First-order Policy Optimization for Robust Markov Decision Process

We consider the problem of solving robust Markov decision process (MDP), which involves a set of discounted, finite state, finite action space MDPs with uncertain transition kernels. The goal of planning is to find a robust policy that optimizes the worst-case values against the transition uncertainties, and thus encompasses the standard MDP planning as a special case. For $(\mathbf{s},\mathbf{a})$-rectangular uncertainty sets, we establish several structural observations on the robust objective, which facilitates the development of a policy-based first-order method, namely the robust policy mirror descent (RPMD). An $\mathcal{O}(\log(1/ε))$ iteration complexity for finding an $ε$-optimal policy is established with linearly increasing stepsizes.
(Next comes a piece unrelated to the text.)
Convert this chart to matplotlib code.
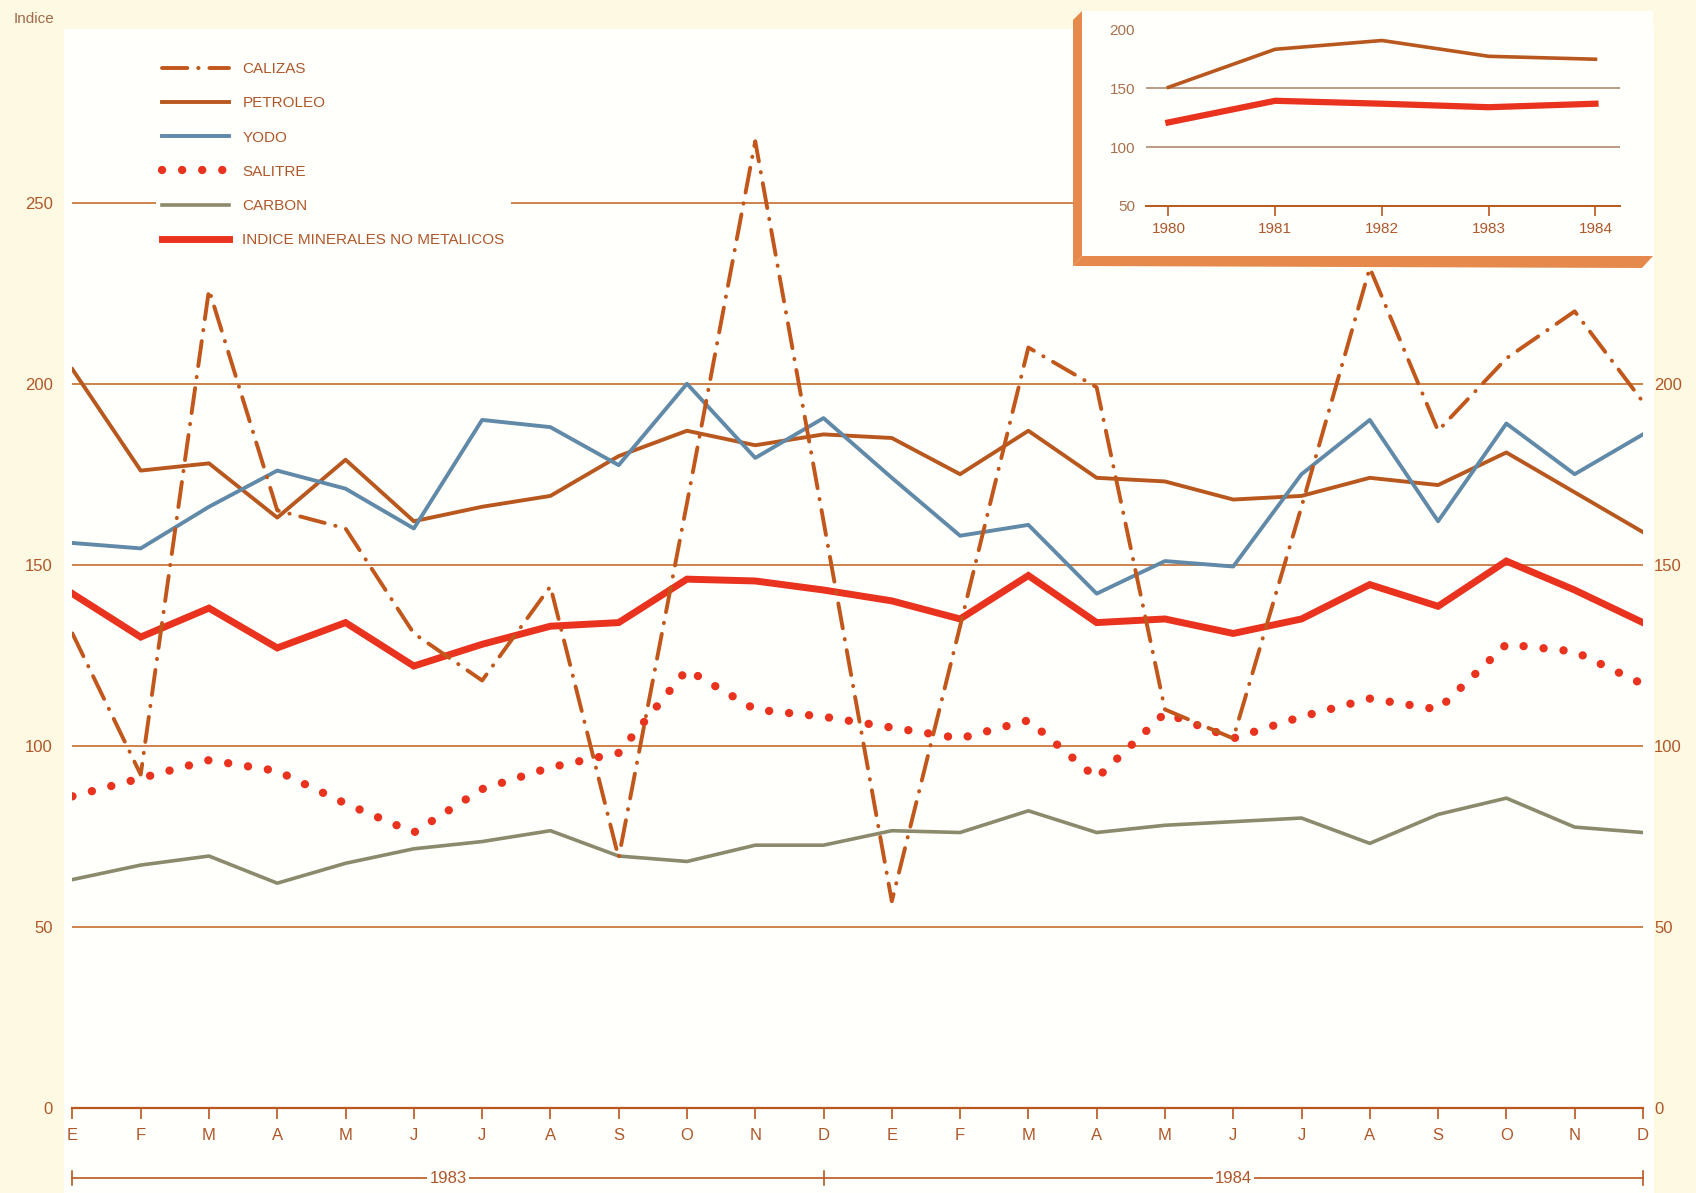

We further develop a stochastic variant of the robust policy mirror descent method, named SRPMD, when the first-order information is only available through online interactions with the nominal environment. We show that the optimality gap converges linearly up to the noise level, and consequently establish an $\tilde{\mathcal{O}}(1/ε^2)$ sample complexity by developing a temporal difference learning method for policy evaluation. Both iteration and sample complexities are also discussed for RPMD with a constant stepsize. To the best of our knowledge, all the aforementioned results appear to be new for policy-based first-order methods applied to the robust MDP problem.